Но ещё в нём есть гениальная наивность. Это детский спектакль для взрослых. Очень важно, чтобы взрослый человек на секунду раскрыл рот и растопырил лицо при всём своём засилье информации, мрачных мыслях и трудности жития. Тут тебе и Северная Корея, и Трамп – и надо, чтобы растопырилось лицо у взрослого человека, и он не понял, что произошло. Через пять секунд он догадается, но эти секунды он сидит как дурак, у него детское растопыренное лицо. Это драгоценные моменты жизни современного взрослого человека. Бог запоминает эти моменты святого наива, которые на самом деле необходимы в любом городе, в том числе и в Кемерове.

Это огромное дело, чтобы лица взрослых людей вдруг божественно глупели от наивных театральных фокусов. Ради этого и сделан спектакль, там нет никакой особенной морали. Потому что театр – чудо, которое превращает взрослых людей в детей. Это очень животворный процесс.

 

Про современное искусство и мат

Многие зрители регулярно смотрят телевизор – какие-то передачи, кино, сериалы. Их приучают к какому-то удобному, комфортному, несложному и, в общем, часто фальшивому мылу, что занижает их вкусы, потому что они привыкают к этому. И когда театр показывает что-то резкое, они недовольны, ведь они пришли развлечься. Но это правильное желание режиссёра – выбить из этого состояния благополучия, как-то уязвить и заставить задуматься.

Современный человек очень защищён, потому что вокруг столько страшной информации, у него есть броня. Ведь если всё доводить до сознания, до нервов, можно сойти с ума. Но за этой бронёй можно перестать быть человеком: разучиться сострадать, сопереживать, чувствовать боль другого. И современное искусство занято тем, что пытается найти лазейки сквозь эту броню. Именно поэтому какая-то классика, которая действовала на людей сто лет назад, сейчас не действует, если её как-то не перетрактовать.
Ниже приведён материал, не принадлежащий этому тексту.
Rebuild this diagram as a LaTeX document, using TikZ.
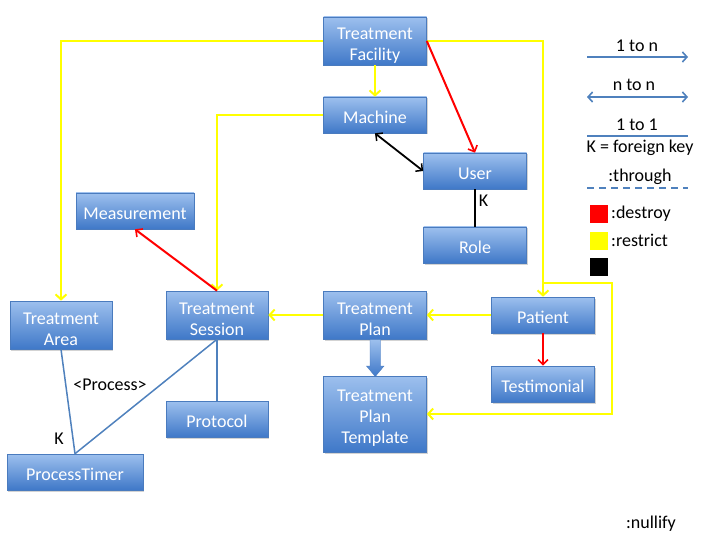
\documentclass[tikz,border=0pt]{standalone}
\usepackage{fontspec}
\setmainfont{Carlito}
\usetikzlibrary{arrows.meta,shadows}
\definecolor{entT}{HTML}{9DC0EE}
\definecolor{entBot}{HTML}{3F78C8}
\definecolor{entB}{HTML}{4A7BBE}
\definecolor{lblue}{HTML}{4F81BD}
\definecolor{yel}{HTML}{FFFF00}
\tikzset{
  ent/.style={draw=entB, line width=0.6pt, top color=entT, bottom color=entBot, text=white,
    font=\fontsize{18}{21}\selectfont, align=center, inner sep=0pt,
    minimum width=103pt, minimum height=36pt,
    execute at begin node={\rule{0pt}{16.5pt}},
    drop shadow={shadow xshift=1pt, shadow yshift=-1.5pt, opacity=0.35}},
  mltwo/.style={minimum height=48pt, execute at begin node={\rule{0pt}{41pt}}},
  mlthree/.style={minimum height=76pt, execute at begin node={\rule{0pt}{62pt}}},
  yl/.style={draw=yel, line width=2.6pt, -{Straight Barb[length=5pt,width=11pt,line width=2pt]}},
  rd/.style={draw=red, line width=2pt, -{Straight Barb[length=5pt,width=10pt,line width=1.6pt]}},
  bk/.style={draw=black, line width=1.8pt, {Straight Barb[length=5pt,width=10pt,line width=1.5pt]}-{Straight Barb[length=5pt,width=10pt,line width=1.5pt]}},
  bl/.style={draw=lblue, line width=1.5pt},
  lg/.style={draw=lblue, line width=2pt},
  lgtip/.tip={Straight Barb[length=4.5pt,width=10pt,line width=1.6pt]},
  lbl/.style={font=\fontsize{18}{21}\selectfont, text=black, inner sep=0pt},
}
\begin{document}
\begin{tikzpicture}[x=1pt,y=-1pt]
\path[use as bounding box] (0,0) rectangle (720,540);
% nodes
\node[ent, mltwo] (tf) at (375,41) {Treatment\\Facility};
\node[ent] (mach) at (375,115) {Machine};
\node[ent] (user) at (475,171) {User};
\node[ent] (role) at (475,245) {Role};
\node[ent, minimum width=118pt] (meas) at (135,211) {Measurement};
\node[ent, mltwo, minimum width=102pt] (ta) at (61,325) {Treatment\\Area};
\node[ent, mltwo, minimum width=102pt] (ts) at (217,315) {Treatment\\Session};
\node[ent, mltwo] (tp) at (375,315) {Treatment\\Plan};
\node[ent] (pat) at (543,315) {Patient};
\node[ent] (test) at (543,384) {Testimonial};
\node[ent, mlthree] (tpt) at (375,414) {Treatment\\Plan\\Template};
\node[ent, minimum width=102pt] (prot) at (217,419) {Protocol};
\node[ent, minimum width=136pt] (pt) at (75,472) {ProcessTimer};
% yellow connectors
\draw[yl] (tf.west) -| (ta.north);
\draw[yl] (tf.south) -- (mach.north);
\draw[yl] (mach.west) -| (ts.north);
\draw[yl] (tf.east) -| (pat.north);
\coordinate (j1) at (543,283);
\coordinate (j2) at (612,283);
\draw[yl] (j1) -- (j2) |- (tpt.east);
\draw[yl] (tp.west) -- (ts.east);
\draw[yl] (pat.west) -- (tp.east);
% red connectors
\draw[rd] (tf.east) -- (user.north);
\draw[rd] (ts.north) -- (meas.south);
\draw[rd] (pat.south) -- (test.north);
% black
\draw[bk] (mach.south) -- (user.west);
\draw[black, line width=1.8pt] (user.south) -- node[lbl, right=3pt, pos=0.3] {K} (role.north);
% blue lines
\draw[bl] (ta.south) -- (pt.north);
\draw[bl] (ts.south) -- (pt.north);
\draw[bl] (ts.south) -- (prot.north);
\node[lbl] (proc) at (110,385) {<Process>};
\node[lbl] (kk) at (59,439) {K};
% fat arrow
\shade[top color=entT, bottom color=entBot, draw=entB, line width=0.4pt]
  (370,339.5) -- (380.5,339.5) -- (380.5,366) -- (384,366) -- (375.25,376.5) -- (366.5,366) -- (370,366) -- cycle;
% legend
\node[lbl] (l1) at (637,46) {1 to n};
\coordinate (a1) at (587,57); \coordinate (b1) at (688,57);
\draw[lg, -{lgtip}] (a1) -- (b1);
\node[lbl] (l2) at (634,85) {n to n};
\coordinate (a2) at (587,97); \coordinate (b2) at (688,97);
\draw[lg, {lgtip}-{lgtip}] (a2) -- (b2);
\node[lbl] (l3) at (637,125) {1 to 1};
\coordinate (a3) at (587,136); \coordinate (b3) at (688,136);
\draw[lg] (a3) -- (b3);
\node[lbl] (l4) at (640,148) {K = foreign key};
\node[lbl] (l5) at (640,177) {:through};
\coordinate (a4) at (587,188); \coordinate (b4) at (688,188);
\draw[lg, dash pattern=on 7pt off 5pt] (a4) -- (b4);
\fill[red] (590,205) rectangle (608,223);
\node[lbl, anchor=west] (l6) at (611,214) {:destroy};
\fill[yel] (590,232) rectangle (608,250);
\node[lbl, anchor=west] (l7) at (611,240) {:restrict};
\fill[black] (590,258) rectangle (608,276);
\node[lbl] (l8) at (651,524) {:nullify};
\end{tikzpicture}
\end{document}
Поэтому искусство стало агрессивным, сцены насилия – более физиологичны, сцены эротики – более откровенны, а язык – более грубым, приближённым к улицам, маргинальным. Просто искусство ищет новые ходы, чтобы сделать жизнь ощутимой. Потому что у человека всегда идёт процесс привыкания – эстетического и этического. Он привыкает и к уродству, и к красоте, и к ужасу, и к подлости, и к героизму. Искусство нужно для того, чтобы не привыкнуть, чтобы человек ощущал жизнь, потому что иначе она как бы и не была.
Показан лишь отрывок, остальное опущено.